The Japanese Imperial calendar year system

In 1872, the Meiji government declared that February 11, 660 BC was the exact date on which the reign of Jimmu began. Emperor Jimmu (神武天皇, Jinmu-tennō) was the 1st emperor of Japan, according to the traditional order of succession. Jimmu is known as the founder of the Imperial dynasty.
This date was therefore identified as the start of the Japanese nation.

A national holiday was establishd to commemorate the anniversary of Jimmu’s ascension to the throne 2,532 years earlier.

This mythical date was designated as the holiday Kigensetsu ("Era Day"). This national holiday was celebrated from 1872 to 1948.

The Kigensetsu events in 1940 were special. They celebrated what was believed to be 2,600 years since the start of Emperor.

There are no certain dates for this emperor’s life or reign. The names and sequence of the early emperors were not confirmed as "traditional" until the reign of Emperor Kammu, who was the 50th monarch of the Yamato dynasty.

Historians debate whether or not Emperor Jimmu actually existed because there is limited evidence of him. Some stories about him may reflect actual events that happened.
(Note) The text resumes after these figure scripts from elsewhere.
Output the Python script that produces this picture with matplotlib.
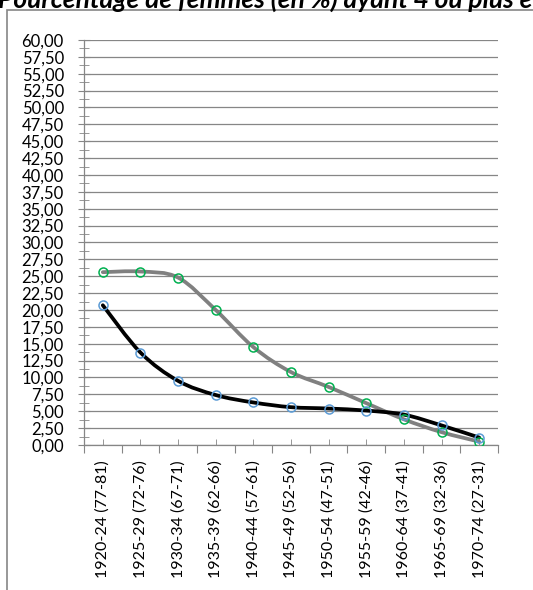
import matplotlib.pyplot as plt
import matplotlib.ticker as mticker
from matplotlib.path import Path
from matplotlib.patches import PathPatch, Rectangle
import numpy as np

# cohorts (age at survey)
categories = ['1920-24 (77-81)', '1925-29 (72-76)', '1930-34 (67-71)', '1935-39 (62-66)',
              '1940-44 (57-61)', '1945-49 (52-56)', '1950-54 (47-51)', '1955-59 (42-46)',
              '1960-64 (37-41)', '1965-69 (32-36)', '1970-74 (27-31)']
serie_noire = [20.7, 13.7, 9.5, 7.4, 6.3, 5.6, 5.4, 5.1, 4.5, 2.9, 1.1]
serie_grise = [25.6, 25.7, 24.8, 20.0, 14.5, 10.8, 8.6, 6.2, 3.8, 1.9, 0.5]
titre = 'Pourcentage de femmes (en %) ayant 4 ou plus enfants'

plt.rcParams['font.family'] = ['Lato', 'DejaVu Sans']


def smooth_path(x, y):
    # bezier smoothing like Excel's "smoothed line"
    x = np.asarray(x, float)
    y = np.asarray(y, float)
    verts = [(x[0], y[0])]
    codes = [Path.MOVETO]
    n = len(x)
    for i in range(n - 1):
        x0, y0 = (x[i - 1], y[i - 1]) if i > 0 else (x[i], y[i])
        x3, y3 = (x[i + 2], y[i + 2]) if i + 2 < n else (x[i + 1], y[i + 1])
        c1 = (x[i] + (x[i + 1] - x0) / 6, y[i] + (y[i + 1] - y0) / 6)
        c2 = (x[i + 1] - (x3 - x[i]) / 6, y[i + 1] - (y3 - y[i]) / 6)
        verts += [c1, c2, (x[i + 1], y[i + 1])]
        codes += [Path.CURVE4] * 3
    return Path(verts, codes)


fig = plt.figure(figsize=(5.33, 5.90), dpi=100)
ax = fig.add_axes([0.1576, 0.2458, 0.7767, 0.6864])

xs = np.arange(len(categories))
grid_col = '#868686'

ax.add_patch(PathPatch(smooth_path(xs, serie_grise), fill=False, edgecolor='#808080',
                       lw=2.7, capstyle='round', joinstyle='round', zorder=3))
ax.plot(xs, serie_grise, ls='none', marker='o', ms=6.5, mfc='none', mec='#00B050',
        mew=1.1, zorder=5)
ax.add_patch(PathPatch(smooth_path(xs, serie_noire), fill=False, edgecolor='black',
                       lw=2.7, capstyle='round', joinstyle='round', zorder=4))
ax.plot(xs, serie_noire, ls='none', marker='o', ms=6.5, mfc='none', mec='#5B9BD5',
        mew=1.1, zorder=5)

ax.set_xlim(-0.5, len(categories) - 0.5)
ax.set_ylim(0, 60)

ax.yaxis.set_major_locator(mticker.MultipleLocator(2.5))
ax.yaxis.set_minor_locator(mticker.MultipleLocator(1.25))
ax.yaxis.set_major_formatter(mticker.FuncFormatter(lambda v, p: f'{v:.2f}'.replace('.', ',')))
ax.grid(axis='y', which='major', color=grid_col, lw=0.9)
ax.set_axisbelow(True)

ax.set_xticks(np.arange(-0.5, len(categories), 1.0))
ax.set_xticklabels([])
ax.set_xticks(xs, minor=True)
ax.set_xticklabels(categories, minor=True, rotation=90, fontsize=11.5)
ax.tick_params(axis='x', which='major', direction='out', length=6, color=grid_col)
ax.tick_params(axis='x', which='minor', direction='in', length=4, color=grid_col, pad=11)
ax.tick_params(axis='y', which='major', direction='inout', length=9, color=grid_col,
               labelsize=12, pad=10)
ax.tick_params(axis='y', which='minor', direction='inout', length=7, color=grid_col)

for s in ['top', 'right']:
    ax.spines[s].set_visible(False)
for s in ['left', 'bottom']:
    ax.spines[s].set_color(grid_col)
    ax.spines[s].set_linewidth(0.9)

# chart border (cropped)
fig.patches.append(Rectangle((7 / 533, -0.1), 1.2, (590 - 10) / 590 + 0.1,
                             transform=fig.transFigure, fill=False,
                             edgecolor='#868686', lw=1.2))

fig.text(-0.004, 1 - 8 / 590, titre, fontsize=19, fontweight='bold', fontstyle='italic',
         va='baseline', ha='left')

fig.savefig('out.png', dpi=100)
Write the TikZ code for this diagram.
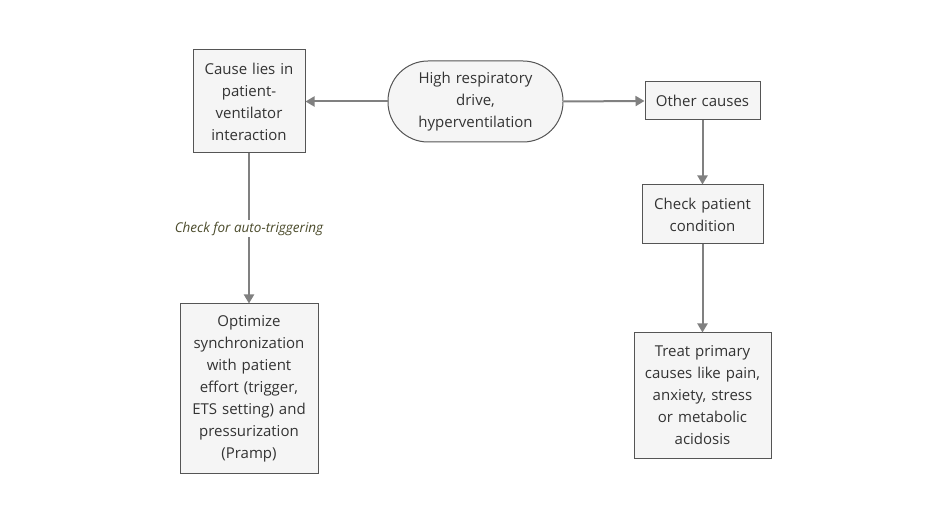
\documentclass[tikz,border=0pt]{standalone}
\usepackage{fontspec}
\setmainfont{Open Sans}
\usetikzlibrary{arrows.meta}
\definecolor{boxfill}{HTML}{F5F5F5}
\definecolor{boxline}{HTML}{555555}
\definecolor{arrowc}{HTML}{808080}
\definecolor{labelc}{HTML}{4B4B2B}
\begin{document}
\begin{tikzpicture}[x=1pt,y=-1pt,
  box/.style={draw=boxline,fill=boxfill,line width=1pt,align=center,inner sep=0pt,
    font=\fontsize{15}{22}\selectfont,text=black!80},
  conn/.style={draw=arrowc,line width=2pt,-{Triangle[length=9pt,width=10pt]}},
  lbl/.style={font=\fontsize{13.5}{15}\selectfont\itshape,text=labelc,fill=white,inner sep=2pt}]
\useasboundingbox (0,0) rectangle (940,529);
\node[box,minimum width=112pt,minimum height=103pt,text width=110pt] (cause) at (249,101.5) {Cause lies in\\patient-\\ventilator\\interaction};
\node[box,minimum width=175pt,minimum height=81pt,text width=150pt,rounded corners=40pt] (high) at (475.5,101.5) {High respiratory\\drive,\\hyperventilation};
\node[box,minimum width=115pt,minimum height=38pt,text width=113pt] (other) at (702.5,101) {Other causes};
\node[box,minimum width=121pt,minimum height=59pt,text width=119pt] (check) at (702.5,214.5) {Check patient\\condition};
\node[box,minimum width=138pt,minimum height=169pt,text width=136pt] (opt) at (249,388.5) {Optimize\\synchronization\\with patient\\effort (trigger,\\ETS setting) and\\pressurization\\(Pramp)};
\node[box,minimum width=137pt,minimum height=125pt,text width=135pt] (treat) at (702.5,395.5) {Treat primary\\causes like pain,\\anxiety, stress\\or metabolic\\acidosis};
\draw[conn] (high.west) -- (cause.east);
\draw[conn] (high.east) -- (other.west);
\draw[conn] (other.south) -- (check.north);
\draw[conn] (check.south) -- (treat.north);
\draw[conn] (cause.south) -- node[lbl] (trig) {Check for auto-triggering} (opt.north);
\end{tikzpicture}
\end{document}
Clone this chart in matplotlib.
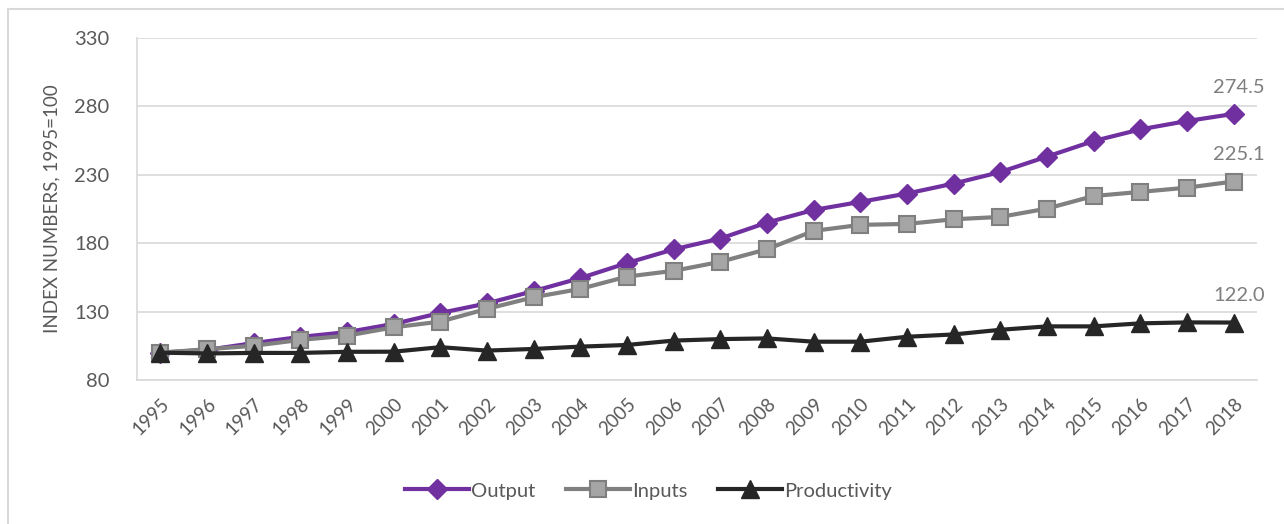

The Japanese Imperial calendar year system

The Kigen (紀元) or KoKi (皇紀) is based on the date of the legendary founding of Japan by Emperor Jimmu in 660 BC. It was first used in the official calendar in 1873. However, it never replaced Era names, and since World War II has been completely abandoned. It is seldom found on ceramics and I have seen only one, thanks to Sandra Andacht.